Electrical – RLC Low-Pass Filter with MATLAB

filterlow passMATLABpassive-networks

I'm trying to refresh my knowledge on RLC filters, and I'm using MATLAB to model it. Given an RLC circuit with the elements in series, taking the output at the capacitor should result in a 2nd-order low pass filter. You can see the circuit I'm trying to replicate here.

schematic

simulate this circuit – Schematic created using CircuitLab

However, the results don't seem to match up with what is expected. I'm using this Filter Design Tool as a check to see if my work matches up with the same values, but the results that I got, when plotted, doesn't make sense. Rather than getting the low pass filter, I seem to have gotten a Notch Filter, which doesn't make sense. I'm sure I got my transfer function right, but what in my code is causing this outcome? Could it be my component values are impractical that's causing this?

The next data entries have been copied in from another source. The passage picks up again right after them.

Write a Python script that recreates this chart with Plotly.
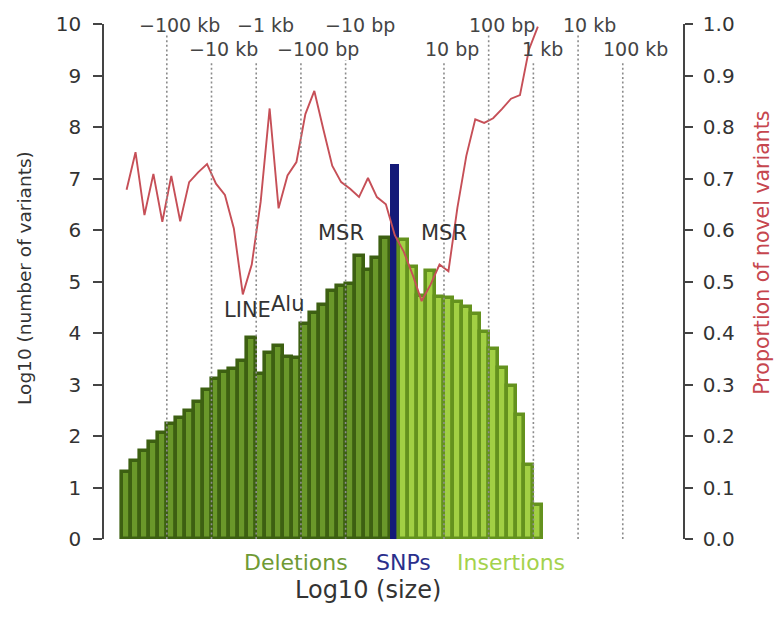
import plotly.graph_objects as go

# ---------------- data ----------------
# log10 size at bin centre (deletions listed left->right: largest first)
del_log10_size = [5.9, 5.7, 5.5, 5.3, 5.1, 4.9, 4.7, 4.5, 4.3, 4.1,
                  3.9, 3.7, 3.5, 3.3, 3.1, 2.9, 2.7, 2.5, 2.3, 2.1,
                  1.9, 1.7, 1.5, 1.3, 1.1, 0.9, 0.7, 0.5, 0.3, 0.1]
del_log10_count = [1.31, 1.52, 1.70, 1.89, 2.06, 2.23, 2.35, 2.49, 2.66, 2.89,
                   3.10, 3.24, 3.31, 3.45, 3.91, 3.21, 3.62, 3.75, 3.54, 3.52,
                   4.17, 4.38, 4.55, 4.81, 4.92, 4.95, 5.49, 5.23, 5.45, 5.85]
del_novel = [0.678, 0.751, 0.629, 0.709, 0.616, 0.705, 0.617, 0.693, 0.712, 0.728,
             0.690, 0.668, 0.603, 0.475, 0.533, 0.655, 0.836, 0.642, 0.706, 0.732,
             0.825, 0.870, 0.796, 0.725, 0.693, 0.680, 0.664, 0.701, 0.664, 0.650]

snp_log10_count = 7.28
snp_novel = 0.59

ins_log10_size = [0.1, 0.3, 0.5, 0.7, 0.9, 1.1, 1.3, 1.5, 1.7, 1.9,
                  2.1, 2.3, 2.5, 2.7, 2.9, 3.1]
ins_log10_count = [5.81, 5.29, 4.72, 5.21, 4.70, 4.68, 4.60, 4.50, 4.37, 4.02,
                   3.68, 3.33, 2.98, 2.40, 1.43, 0.67]
ins_novel = [0.558, 0.513, 0.462, 0.494, 0.533, 0.520, 0.643, 0.744, 0.815, 0.808,
             0.817, 0.835, 0.855, 0.862, 0.950, 0.995]

# size reference lines (log10 bp) and their labels
ref_log10 = [5, 4, 3, 2, 1, 1, 2, 3, 4, 5]
ref_sign = [-1, -1, -1, -1, -1, 1, 1, 1, 1, 1]
ref_labels = ["\u2212100 kb", "\u221210 kb", "\u22121 kb", "\u2212100 bp", "\u221210 bp",
              "10 bp", "100 bp", "1 kb", "10 kb", "100 kb"]

feature_labels = ["LINE", "Alu", "MSR", "MSR"]
feature_log10 = [-3.3, -2.4, -1.2, 1.1]   # signed position of feature labels
feature_level = [4.45, 4.57, 5.95, 5.95]

category_labels = ["Deletions", "SNPs", "Insertions"]

# ---------------- layout helpers ----------------
GAP = 0.1  # half width of SNP column in log units
del_x = [-(s + GAP) for s in del_log10_size]
ins_x = [s + GAP for s in ins_log10_size]

FONT = "DejaVu Sans"
BW = 0.2

fig = go.Figure()
fig.add_trace(go.Bar(x=del_x, y=del_log10_count, width=BW,
                     marker=dict(color="#6a982a", line=dict(color="#3d6012", width=3.6)),
                     showlegend=False))
fig.add_trace(go.Bar(x=[0], y=[snp_log10_count], width=BW,
                     marker=dict(color="#141a78", line=dict(width=0)),
                     showlegend=False))
fig.add_trace(go.Bar(x=ins_x, y=ins_log10_count, width=BW,
                     marker=dict(color="#a2d044", line=dict(color="#64921e", width=3.6)),
                     showlegend=False))
fig.add_trace(go.Scatter(x=del_x + [0] + ins_x, y=del_novel + [snp_novel] + ins_novel,
                         mode="lines", yaxis="y2",
                         line=dict(color="#c64f57", width=1.9),
                         showlegend=False))

# dotted reference lines
row_of = [1, 2, 1, 2, 1, 2, 1, 2, 1, 2]
line_top = [9.79, 9.28, 9.24, 9.28, 9.30, 9.28, 9.80, 9.28, 9.82, 9.28]
label_shift = [13, 11.5, 9, 16.8, 14, 8.2, 13, 9, 11.2, 12.8]
for lg, sg, lab, row, top, sh in zip(ref_log10, ref_sign, ref_labels, row_of, line_top, label_shift):
    xv = sg * (lg + GAP)
    fig.add_shape(type="line", x0=xv, x1=xv, y0=0, y1=top, xref="x", yref="y",
                  line=dict(color="#8c8c8c", width=1.6, dash="2px,2.6px"), layer="above")
    fig.add_annotation(x=xv, xshift=sh, y=9.99 if row == 1 else 9.51, xref="x", yref="y",
                       xanchor="center", yanchor="middle",
                       text=lab, showarrow=False,
                       font=dict(family=FONT, size=19, color="#444444"))

for lab, fx, fy in zip(feature_labels, feature_log10, feature_level):
    fig.add_annotation(x=fx, y=fy, xref="x", yref="y", text=lab, showarrow=False,
                       xanchor="center", yanchor="middle",
                       font=dict(family=FONT, size=21, color="#333333"))

# bottom category labels and axis title
cat_x = [-2.22, 0.2, 2.61]
cat_col = ["#6f9a35", "#2a2f8c", "#a4d24c"]
for lab, cx, cc in zip(category_labels, cat_x, cat_col):
    fig.add_annotation(x=cx, y=-0.0457, xref="x", yref="paper", text=lab,
                       xanchor="center", yanchor="middle",
                       showarrow=False, font=dict(family=FONT, size=22, color=cc))
fig.add_annotation(x=-0.61, y=-0.0998, xref="x", yref="paper", text="Log10 (size)",
                   xanchor="center", yanchor="middle",
                   showarrow=False, font=dict(family=FONT, size=24, color="#333333"))

# vertical axis titles
fig.add_annotation(x=-0.1364, y=0.507, xref="paper", yref="paper",
                   xanchor="center", yanchor="middle",
                   text="Log10 (number of variants)", textangle=-90, showarrow=False,
                   font=dict(family=FONT, size=18.5, color="#333333"))
fig.add_annotation(x=1.1364, y=0.556, xref="paper", yref="paper",
                   xanchor="center", yanchor="middle",
                   text="Proportion of novel variants", textangle=-90, showarrow=False,
                   font=dict(family=FONT, size=20.5, color="#c6464e"))

fig.update_layout(
    width=782, height=619,
    margin=dict(l=104, r=99, t=21, b=80),
    paper_bgcolor="white", plot_bgcolor="white",
    bargap=0,
    xaxis=dict(range=[-6.505, 6.447], showgrid=False, zeroline=False,
               showticklabels=False, ticks="", showline=False),
    yaxis=dict(range=[0, 10], tickvals=list(range(0, 11)), showgrid=False, zeroline=False,
               showline=True, linecolor="#444444", linewidth=1.6,
               ticks="outside", ticklen=9, tickwidth=1.6, tickcolor="#444444",
               ticklabelstandoff=8,
               tickfont=dict(family=FONT, size=20, color="#333333")),
    yaxis2=dict(range=[0, 1], overlaying="y", side="right",
                tickvals=[i / 10 for i in range(11)],
                ticktext=["%.1f" % (i / 10) for i in range(11)],
                showgrid=False, zeroline=False,
                showline=True, linecolor="#444444", linewidth=1.6,
                ticks="outside", ticklen=8, tickwidth=1.6, tickcolor="#444444",
                ticklabelstandoff=6,
                tickfont=dict(family=FONT, size=20, color="#333333")),
)

fig.write_html("out.html")
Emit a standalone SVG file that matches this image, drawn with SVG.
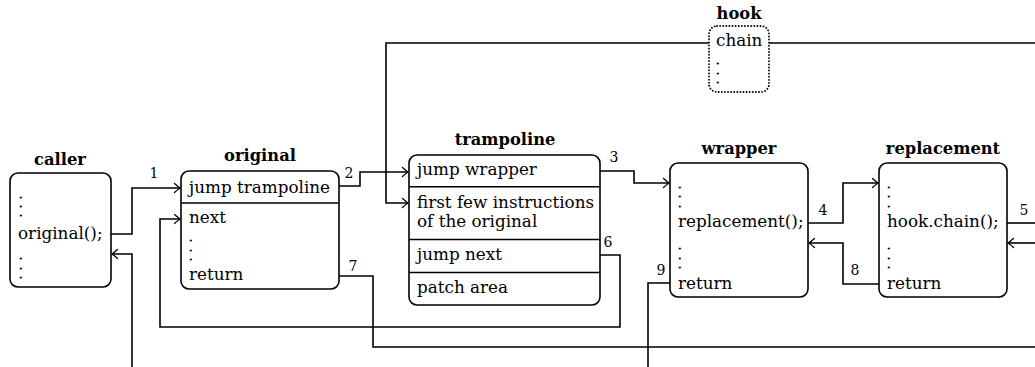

EDIT: To better show what I'm talking about, I cleaned up my code a bit, and below is an image of what I'm getting for the bode plot with the exact code. As you can see, it is definitely not a low pass filter as what I expected:

RLC Filter Output

clc; clear all; close all; clc;
omega=-1.*(10.^6):100:1.*(10.^6);    log_omega = log10(omega);
%Limits
nzero=zeros(size(omega));

L = 0.005;     R = 1200;      C =  (10.^-3) ;

%Terms    %Solutions
alpha = (R./(2.*L));        omega_z = 1./sqrt(L.*C);
s1 = (-1.*alpha.*alpha) + sqrt((alpha.^2)-(omega_z.^2));
s2 = (-1.*alpha.*alpha) - sqrt((alpha.^2)-(omega_z.^2));
f1 = s1./(2.*pi);    f2 = s2./(2.*pi);

%Denominator Impedances
ZR = R;
ZL = j.*omega.*L;
ZC = 1./(j.*omega.*C);
denom = ZR + ZL + ZC;

%Function
HC = (ZC)./ denom;    
magHC=abs(HC);    
logHC=log10(magHC);

subplot(2,1,1);
plot(omega,magHC);title('Log Freq. vs. Magnitude RLC-C, magHC');
xlabel('Freq.'); ylabel('Mag.');      hold on;

subplot(2,1,2);
plot(omega,logHC,'r');
title('Log Freq. vs. Log RLC-C, logHC'); xlabel('Freq.'); ylabel('Log.');
hold on;   

Best Answer

It is much easier to work in the s-domain and let Matlab do most of the work for you. See sample code:

L = 5000;     R = 1200;      C =  (10.^-3) ;

ZR = tf(R, 1);
ZL = tf([L 0],1);
ZC = tf(1,[C 0]);

H = ZC/(ZR+ZL+ZC);

bode(H)

Which yields the following bode plot:

enter image description here


EDIT:

I can't comment on the utility of negative frequencies, however your vector omega misses all of the interesting frequencies with respect to the filter.

Use the following span of test frequencies to repreduce a similar plot to Matlab's builtin in bode plot:

omega=logspace(-2,1,31);

A bode plot typically a log-log plot (y-axis is log due to use of dB).